WORK TO BE COMPLETED:
Images are not part of the copy; write out the rest of the data exactly as given.

═══ MATERIAL ═══

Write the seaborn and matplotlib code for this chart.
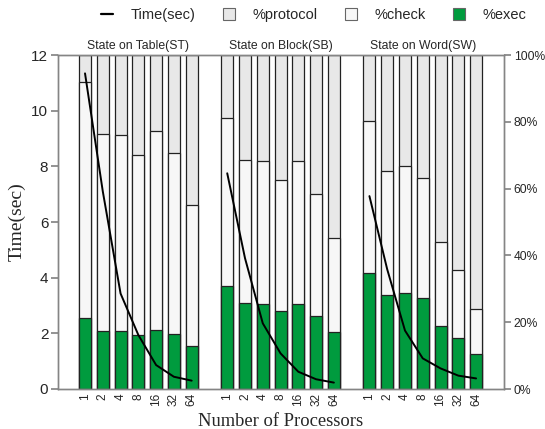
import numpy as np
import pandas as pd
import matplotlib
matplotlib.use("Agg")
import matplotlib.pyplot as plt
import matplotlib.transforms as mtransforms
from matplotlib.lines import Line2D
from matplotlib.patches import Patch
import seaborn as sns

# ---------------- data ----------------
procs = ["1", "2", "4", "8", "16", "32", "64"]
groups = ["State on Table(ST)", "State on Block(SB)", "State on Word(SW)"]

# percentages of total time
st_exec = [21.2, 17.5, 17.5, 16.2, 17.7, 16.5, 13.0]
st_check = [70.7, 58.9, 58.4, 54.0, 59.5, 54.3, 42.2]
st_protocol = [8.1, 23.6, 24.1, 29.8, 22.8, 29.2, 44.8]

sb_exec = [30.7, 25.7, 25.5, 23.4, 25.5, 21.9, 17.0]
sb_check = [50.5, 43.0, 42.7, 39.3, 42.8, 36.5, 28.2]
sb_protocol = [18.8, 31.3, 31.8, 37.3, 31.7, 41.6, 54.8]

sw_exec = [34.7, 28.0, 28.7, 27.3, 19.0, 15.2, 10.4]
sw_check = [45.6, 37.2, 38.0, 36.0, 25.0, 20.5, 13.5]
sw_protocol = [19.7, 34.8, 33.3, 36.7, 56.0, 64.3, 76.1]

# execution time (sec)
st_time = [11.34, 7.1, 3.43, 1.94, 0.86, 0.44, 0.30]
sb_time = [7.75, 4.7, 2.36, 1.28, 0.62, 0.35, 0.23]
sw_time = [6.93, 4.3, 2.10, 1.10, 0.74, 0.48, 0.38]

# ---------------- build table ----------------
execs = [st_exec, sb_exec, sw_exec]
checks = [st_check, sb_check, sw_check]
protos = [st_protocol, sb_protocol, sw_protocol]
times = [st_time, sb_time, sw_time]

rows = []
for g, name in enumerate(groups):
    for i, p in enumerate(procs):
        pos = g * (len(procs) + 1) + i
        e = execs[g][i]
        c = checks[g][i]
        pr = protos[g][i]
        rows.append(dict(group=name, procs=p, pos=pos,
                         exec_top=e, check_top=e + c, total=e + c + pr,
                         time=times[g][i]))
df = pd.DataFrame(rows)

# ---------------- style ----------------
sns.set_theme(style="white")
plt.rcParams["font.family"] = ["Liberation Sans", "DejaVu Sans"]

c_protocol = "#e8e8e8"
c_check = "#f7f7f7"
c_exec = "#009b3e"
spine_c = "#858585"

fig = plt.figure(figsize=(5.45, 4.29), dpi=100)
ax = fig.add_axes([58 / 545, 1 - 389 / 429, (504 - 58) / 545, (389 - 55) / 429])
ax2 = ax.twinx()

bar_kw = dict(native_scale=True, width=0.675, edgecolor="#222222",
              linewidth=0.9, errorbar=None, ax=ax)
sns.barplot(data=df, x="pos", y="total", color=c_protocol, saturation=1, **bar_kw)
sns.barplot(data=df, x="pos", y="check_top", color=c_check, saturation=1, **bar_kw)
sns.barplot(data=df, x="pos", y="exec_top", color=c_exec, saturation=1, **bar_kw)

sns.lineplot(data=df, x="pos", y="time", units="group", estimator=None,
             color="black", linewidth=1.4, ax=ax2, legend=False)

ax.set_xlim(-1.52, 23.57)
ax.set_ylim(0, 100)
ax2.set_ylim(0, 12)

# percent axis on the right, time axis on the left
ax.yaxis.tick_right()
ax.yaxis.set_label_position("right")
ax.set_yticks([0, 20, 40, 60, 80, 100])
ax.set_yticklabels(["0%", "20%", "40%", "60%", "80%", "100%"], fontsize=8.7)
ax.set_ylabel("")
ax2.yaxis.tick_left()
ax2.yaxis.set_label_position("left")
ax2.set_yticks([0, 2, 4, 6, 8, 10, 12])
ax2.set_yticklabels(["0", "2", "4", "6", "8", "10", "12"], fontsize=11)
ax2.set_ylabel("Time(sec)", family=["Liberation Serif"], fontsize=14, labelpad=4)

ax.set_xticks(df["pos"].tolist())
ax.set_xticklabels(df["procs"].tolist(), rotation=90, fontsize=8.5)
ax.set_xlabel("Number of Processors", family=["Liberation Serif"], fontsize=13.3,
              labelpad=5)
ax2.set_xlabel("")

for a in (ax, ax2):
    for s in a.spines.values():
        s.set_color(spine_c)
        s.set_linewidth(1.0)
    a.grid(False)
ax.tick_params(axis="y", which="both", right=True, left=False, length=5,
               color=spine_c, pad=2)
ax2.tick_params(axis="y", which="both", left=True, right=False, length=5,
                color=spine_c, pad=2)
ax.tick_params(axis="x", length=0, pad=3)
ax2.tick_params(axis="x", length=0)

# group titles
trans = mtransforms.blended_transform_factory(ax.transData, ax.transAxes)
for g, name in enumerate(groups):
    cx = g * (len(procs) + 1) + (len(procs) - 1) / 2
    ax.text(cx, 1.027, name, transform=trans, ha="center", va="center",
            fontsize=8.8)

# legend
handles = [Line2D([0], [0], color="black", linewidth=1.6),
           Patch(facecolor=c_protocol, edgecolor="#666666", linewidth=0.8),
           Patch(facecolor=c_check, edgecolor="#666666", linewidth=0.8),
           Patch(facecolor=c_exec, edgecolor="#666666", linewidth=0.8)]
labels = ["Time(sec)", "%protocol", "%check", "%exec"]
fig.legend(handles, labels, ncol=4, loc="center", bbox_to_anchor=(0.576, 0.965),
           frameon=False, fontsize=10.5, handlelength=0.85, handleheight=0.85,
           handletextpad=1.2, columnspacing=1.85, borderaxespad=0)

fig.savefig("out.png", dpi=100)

═══

COMPLETE ANSWER:
Write the seaborn and matplotlib code for this chart.
import numpy as np
import pandas as pd
import matplotlib
matplotlib.use("Agg")
import matplotlib.pyplot as plt
import matplotlib.transforms as mtransforms
from matplotlib.lines import Line2D
from matplotlib.patches import Patch
import seaborn as sns

# ---------------- data ----------------
procs = ["1", "2", "4", "8", "16", "32", "64"]
groups = ["State on Table(ST)", "State on Block(SB)", "State on Word(SW)"]

# percentages of total time
st_exec = [21.2, 17.5, 17.5, 16.2, 17.7, 16.5, 13.0]
st_check = [70.7, 58.9, 58.4, 54.0, 59.5, 54.3, 42.2]
st_protocol = [8.1, 23.6, 24.1, 29.8, 22.8, 29.2, 44.8]

sb_exec = [30.7, 25.7, 25.5, 23.4, 25.5, 21.9, 17.0]
sb_check = [50.5, 43.0, 42.7, 39.3, 42.8, 36.5, 28.2]
sb_protocol = [18.8, 31.3, 31.8, 37.3, 31.7, 41.6, 54.8]

sw_exec = [34.7, 28.0, 28.7, 27.3, 19.0, 15.2, 10.4]
sw_check = [45.6, 37.2, 38.0, 36.0, 25.0, 20.5, 13.5]
sw_protocol = [19.7, 34.8, 33.3, 36.7, 56.0, 64.3, 76.1]

# execution time (sec)
st_time = [11.34, 7.1, 3.43, 1.94, 0.86, 0.44, 0.30]
sb_time = [7.75, 4.7, 2.36, 1.28, 0.62, 0.35, 0.23]
sw_time = [6.93, 4.3, 2.10, 1.10, 0.74, 0.48, 0.38]

# ---------------- build table ----------------
execs = [st_exec, sb_exec, sw_exec]
checks = [st_check, sb_check, sw_check]
protos = [st_protocol, sb_protocol, sw_protocol]
times = [st_time, sb_time, sw_time]

rows = []
for g, name in enumerate(groups):
    for i, p in enumerate(procs):
        pos = g * (len(procs) + 1) + i
        e = execs[g][i]
        c = checks[g][i]
        pr = protos[g][i]
        rows.append(dict(group=name, procs=p, pos=pos,
                         exec_top=e, check_top=e + c, total=e + c + pr,
                         time=times[g][i]))
df = pd.DataFrame(rows)

# ---------------- style ----------------
sns.set_theme(style="white")
plt.rcParams["font.family"] = ["Liberation Sans", "DejaVu Sans"]

c_protocol = "#e8e8e8"
c_check = "#f7f7f7"
c_exec = "#009b3e"
spine_c = "#858585"

fig = plt.figure(figsize=(5.45, 4.29), dpi=100)
ax = fig.add_axes([58 / 545, 1 - 389 / 429, (504 - 58) / 545, (389 - 55) / 429])
ax2 = ax.twinx()

bar_kw = dict(native_scale=True, width=0.675, edgecolor="#222222",
              linewidth=0.9, errorbar=None, ax=ax)
sns.barplot(data=df, x="pos", y="total", color=c_protocol, saturation=1, **bar_kw)
sns.barplot(data=df, x="pos", y="check_top", color=c_check, saturation=1, **bar_kw)
sns.barplot(data=df, x="pos", y="exec_top", color=c_exec, saturation=1, **bar_kw)

sns.lineplot(data=df, x="pos", y="time", units="group", estimator=None,
             color="black", linewidth=1.4, ax=ax2, legend=False)

ax.set_xlim(-1.52, 23.57)
ax.set_ylim(0, 100)
ax2.set_ylim(0, 12)

# percent axis on the right, time axis on the left
ax.yaxis.tick_right()
ax.yaxis.set_label_position("right")
ax.set_yticks([0, 20, 40, 60, 80, 100])
ax.set_yticklabels(["0%", "20%", "40%", "60%", "80%", "100%"], fontsize=8.7)
ax.set_ylabel("")
ax2.yaxis.tick_left()
ax2.yaxis.set_label_position("left")
ax2.set_yticks([0, 2, 4, 6, 8, 10, 12])
ax2.set_yticklabels(["0", "2", "4", "6", "8", "10", "12"], fontsize=11)
ax2.set_ylabel("Time(sec)", family=["Liberation Serif"], fontsize=14, labelpad=4)

ax.set_xticks(df["pos"].tolist())
ax.set_xticklabels(df["procs"].tolist(), rotation=90, fontsize=8.5)
ax.set_xlabel("Number of Processors", family=["Liberation Serif"], fontsize=13.3,
              labelpad=5)
ax2.set_xlabel("")

for a in (ax, ax2):
    for s in a.spines.values():
        s.set_color(spine_c)
        s.set_linewidth(1.0)
    a.grid(False)
ax.tick_params(axis="y", which="both", right=True, left=False, length=5,
               color=spine_c, pad=2)
ax2.tick_params(axis="y", which="both", left=True, right=False, length=5,
                color=spine_c, pad=2)
ax.tick_params(axis="x", length=0, pad=3)
ax2.tick_params(axis="x", length=0)

# group titles
trans = mtransforms.blended_transform_factory(ax.transData, ax.transAxes)
for g, name in enumerate(groups):
    cx = g * (len(procs) + 1) + (len(procs) - 1) / 2
    ax.text(cx, 1.027, name, transform=trans, ha="center", va="center",
            fontsize=8.8)

# legend
handles = [Line2D([0], [0], color="black", linewidth=1.6),
           Patch(facecolor=c_protocol, edgecolor="#666666", linewidth=0.8),
           Patch(facecolor=c_check, edgecolor="#666666", linewidth=0.8),
           Patch(facecolor=c_exec, edgecolor="#666666", linewidth=0.8)]
labels = ["Time(sec)", "%protocol", "%check", "%exec"]
fig.legend(handles, labels, ncol=4, loc="center", bbox_to_anchor=(0.576, 0.965),
           frameon=False, fontsize=10.5, handlelength=0.85, handleheight=0.85,
           handletextpad=1.2, columnspacing=1.85, borderaxespad=0)

fig.savefig("out.png", dpi=100)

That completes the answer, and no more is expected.